Qlik
What I’m doing with Branch is similar to Qlik, but with focus. Qlik delivers data better and faster than most data projects can deliver. At its heart, Qlik trusts that data is the language of business and speaking this language well influences how things get done. Doing data slow, making a project out of a task, or only delivering half measures is a losing strategy. With automated pipelines that can improve data quality and completeness, Qlik has a winning strategy.
Qlik is a business intelligence pipeline and we’re in the business intelligence business. Why not just use Qlik?
Branch is an engine to create new business processes. Branch focuses on the complexity of life and uses agreement to make sense of it. Specifically, Branch focuses on the bureaucracies, policies, regulations, road blocks, and details that make collaboration difficult. You find these kinds of problems when signing a contract, collecting payment on invoices, hiring or firing people, and expanding the business. By focusing on the agreements first, we start to figure out where the risks are, where to focus people’s attention.
To get this done, Branch is creating an automated pipeline. The data architecture is an event log at its center. The processing workflow assembles data with processes and provisions the outputs effectively. Every bit of awareness and functionality we seek works on an automated data pipeline. That’s why I can admire Qlik but not want to use them for our core product.
Strategically, our end game is a world where people are more reactive to what’s happening now. Qlik’s end game is a world where people can leverage the past to give context for what’s happening now. Our coalition is with product owners that care deeply about particular business processes and want to solve a narrow set of problems for a company. Qlik’s coalition is with IT managers who are tasked with provisioning data that people will actually use. Our proving ground is whether people do their jobs better, whether companies are more effective in the long run. Qlik’s proving ground is whether people are leveraging more of their data in the short or mid term.

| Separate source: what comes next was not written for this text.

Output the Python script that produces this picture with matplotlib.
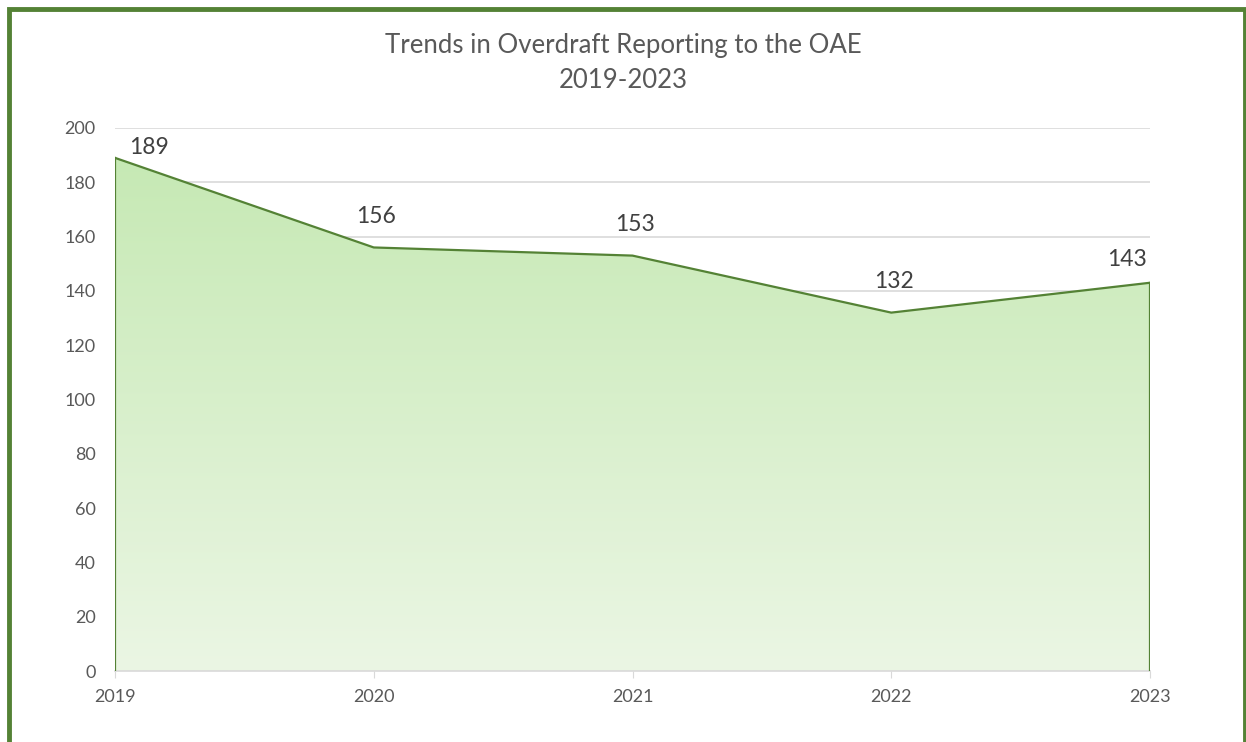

It’s a little strange to write up why we’re not using a dissimilar technology stack for our company. At its heart, many of the things Qlik does well to succeed would give us a temporary advantage, we could buy our way forward instead of building everything from scratch. Strategically, the unit costs we must control, the ability to do some processing in the first milliseconds after an event occurs, and the ability to account for many fine-grained security decisions leads me to identify Qlik as a company and technology I admire, but not one I plan to use.